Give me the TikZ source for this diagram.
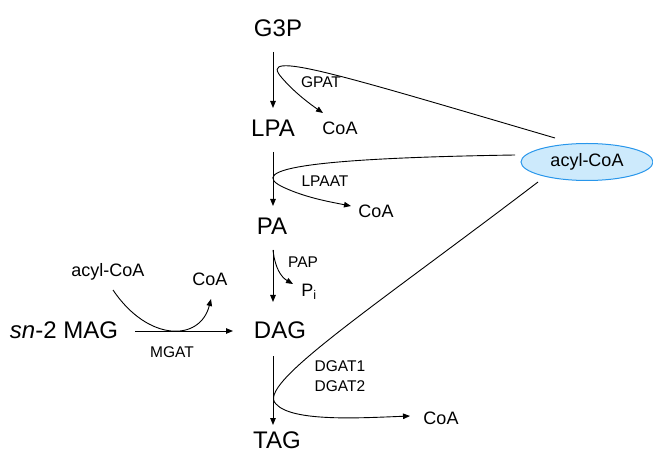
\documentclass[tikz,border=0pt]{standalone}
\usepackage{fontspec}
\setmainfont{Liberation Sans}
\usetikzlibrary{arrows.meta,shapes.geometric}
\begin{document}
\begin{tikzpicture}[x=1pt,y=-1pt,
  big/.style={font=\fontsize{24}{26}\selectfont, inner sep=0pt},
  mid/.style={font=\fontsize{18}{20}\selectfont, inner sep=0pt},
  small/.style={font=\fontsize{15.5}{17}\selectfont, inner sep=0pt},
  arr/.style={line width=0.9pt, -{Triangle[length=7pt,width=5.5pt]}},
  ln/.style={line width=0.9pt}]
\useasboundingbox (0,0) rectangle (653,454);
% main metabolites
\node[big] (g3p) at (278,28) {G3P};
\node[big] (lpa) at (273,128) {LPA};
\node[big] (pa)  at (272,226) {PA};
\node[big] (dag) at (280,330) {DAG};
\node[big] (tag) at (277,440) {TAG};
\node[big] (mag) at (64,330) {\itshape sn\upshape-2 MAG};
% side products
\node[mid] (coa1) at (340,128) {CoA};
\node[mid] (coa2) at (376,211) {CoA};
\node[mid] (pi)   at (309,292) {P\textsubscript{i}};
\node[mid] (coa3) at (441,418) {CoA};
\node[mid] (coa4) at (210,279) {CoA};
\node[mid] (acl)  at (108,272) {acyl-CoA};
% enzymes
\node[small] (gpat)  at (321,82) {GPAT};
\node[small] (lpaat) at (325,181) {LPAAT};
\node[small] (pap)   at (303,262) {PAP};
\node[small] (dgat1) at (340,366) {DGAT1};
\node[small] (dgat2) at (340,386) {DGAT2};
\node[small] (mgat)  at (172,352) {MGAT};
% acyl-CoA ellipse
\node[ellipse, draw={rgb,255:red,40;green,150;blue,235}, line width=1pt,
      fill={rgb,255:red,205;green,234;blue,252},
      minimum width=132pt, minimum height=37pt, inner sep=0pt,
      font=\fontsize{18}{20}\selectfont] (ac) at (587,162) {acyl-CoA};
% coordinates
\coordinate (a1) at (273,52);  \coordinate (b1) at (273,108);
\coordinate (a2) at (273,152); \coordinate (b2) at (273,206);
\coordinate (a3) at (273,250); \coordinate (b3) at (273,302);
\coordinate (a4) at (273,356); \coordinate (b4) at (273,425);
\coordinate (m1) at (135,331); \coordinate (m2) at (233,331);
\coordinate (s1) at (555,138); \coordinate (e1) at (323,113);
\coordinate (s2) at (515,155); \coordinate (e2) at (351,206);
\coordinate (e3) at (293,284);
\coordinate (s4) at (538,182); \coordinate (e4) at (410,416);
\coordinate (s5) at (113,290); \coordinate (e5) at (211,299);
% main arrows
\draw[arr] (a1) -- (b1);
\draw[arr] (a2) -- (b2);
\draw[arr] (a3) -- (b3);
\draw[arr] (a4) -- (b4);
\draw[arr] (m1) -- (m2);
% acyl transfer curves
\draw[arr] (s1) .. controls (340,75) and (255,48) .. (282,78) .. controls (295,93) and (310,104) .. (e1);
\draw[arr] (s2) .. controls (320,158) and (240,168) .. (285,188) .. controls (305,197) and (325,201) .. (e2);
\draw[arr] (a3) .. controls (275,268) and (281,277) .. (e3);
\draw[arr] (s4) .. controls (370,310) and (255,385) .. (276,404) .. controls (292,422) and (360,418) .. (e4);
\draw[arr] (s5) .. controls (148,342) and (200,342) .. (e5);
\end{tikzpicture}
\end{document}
______
→ **WRITTEN EXERCISE**: Using the material above, return every line exactly as it appears, minus the pictures.

→ **RESPONSE TO THE EXERCISE**:
Give me the TikZ source for this diagram.
\documentclass[tikz,border=0pt]{standalone}
\usepackage{fontspec}
\setmainfont{Liberation Sans}
\usetikzlibrary{arrows.meta,shapes.geometric}
\begin{document}
\begin{tikzpicture}[x=1pt,y=-1pt,
  big/.style={font=\fontsize{24}{26}\selectfont, inner sep=0pt},
  mid/.style={font=\fontsize{18}{20}\selectfont, inner sep=0pt},
  small/.style={font=\fontsize{15.5}{17}\selectfont, inner sep=0pt},
  arr/.style={line width=0.9pt, -{Triangle[length=7pt,width=5.5pt]}},
  ln/.style={line width=0.9pt}]
\useasboundingbox (0,0) rectangle (653,454);
% main metabolites
\node[big] (g3p) at (278,28) {G3P};
\node[big] (lpa) at (273,128) {LPA};
\node[big] (pa)  at (272,226) {PA};
\node[big] (dag) at (280,330) {DAG};
\node[big] (tag) at (277,440) {TAG};
\node[big] (mag) at (64,330) {\itshape sn\upshape-2 MAG};
% side products
\node[mid] (coa1) at (340,128) {CoA};
\node[mid] (coa2) at (376,211) {CoA};
\node[mid] (pi)   at (309,292) {P\textsubscript{i}};
\node[mid] (coa3) at (441,418) {CoA};
\node[mid] (coa4) at (210,279) {CoA};
\node[mid] (acl)  at (108,272) {acyl-CoA};
% enzymes
\node[small] (gpat)  at (321,82) {GPAT};
\node[small] (lpaat) at (325,181) {LPAAT};
\node[small] (pap)   at (303,262) {PAP};
\node[small] (dgat1) at (340,366) {DGAT1};
\node[small] (dgat2) at (340,386) {DGAT2};
\node[small] (mgat)  at (172,352) {MGAT};
% acyl-CoA ellipse
\node[ellipse, draw={rgb,255:red,40;green,150;blue,235}, line width=1pt,
      fill={rgb,255:red,205;green,234;blue,252},
      minimum width=132pt, minimum height=37pt, inner sep=0pt,
      font=\fontsize{18}{20}\selectfont] (ac) at (587,162) {acyl-CoA};
% coordinates
\coordinate (a1) at (273,52);  \coordinate (b1) at (273,108);
\coordinate (a2) at (273,152); \coordinate (b2) at (273,206);
\coordinate (a3) at (273,250); \coordinate (b3) at (273,302);
\coordinate (a4) at (273,356); \coordinate (b4) at (273,425);
\coordinate (m1) at (135,331); \coordinate (m2) at (233,331);
\coordinate (s1) at (555,138); \coordinate (e1) at (323,113);
\coordinate (s2) at (515,155); \coordinate (e2) at (351,206);
\coordinate (e3) at (293,284);
\coordinate (s4) at (538,182); \coordinate (e4) at (410,416);
\coordinate (s5) at (113,290); \coordinate (e5) at (211,299);
% main arrows
\draw[arr] (a1) -- (b1);
\draw[arr] (a2) -- (b2);
\draw[arr] (a3) -- (b3);
\draw[arr] (a4) -- (b4);
\draw[arr] (m1) -- (m2);
% acyl transfer curves
\draw[arr] (s1) .. controls (340,75) and (255,48) .. (282,78) .. controls (295,93) and (310,104) .. (e1);
\draw[arr] (s2) .. controls (320,158) and (240,168) .. (285,188) .. controls (305,197) and (325,201) .. (e2);
\draw[arr] (a3) .. controls (275,268) and (281,277) .. (e3);
\draw[arr] (s4) .. controls (370,310) and (255,385) .. (276,404) .. controls (292,422) and (360,418) .. (e4);
\draw[arr] (s5) .. controls (148,342) and (200,342) .. (e5);
\end{tikzpicture}
\end{document}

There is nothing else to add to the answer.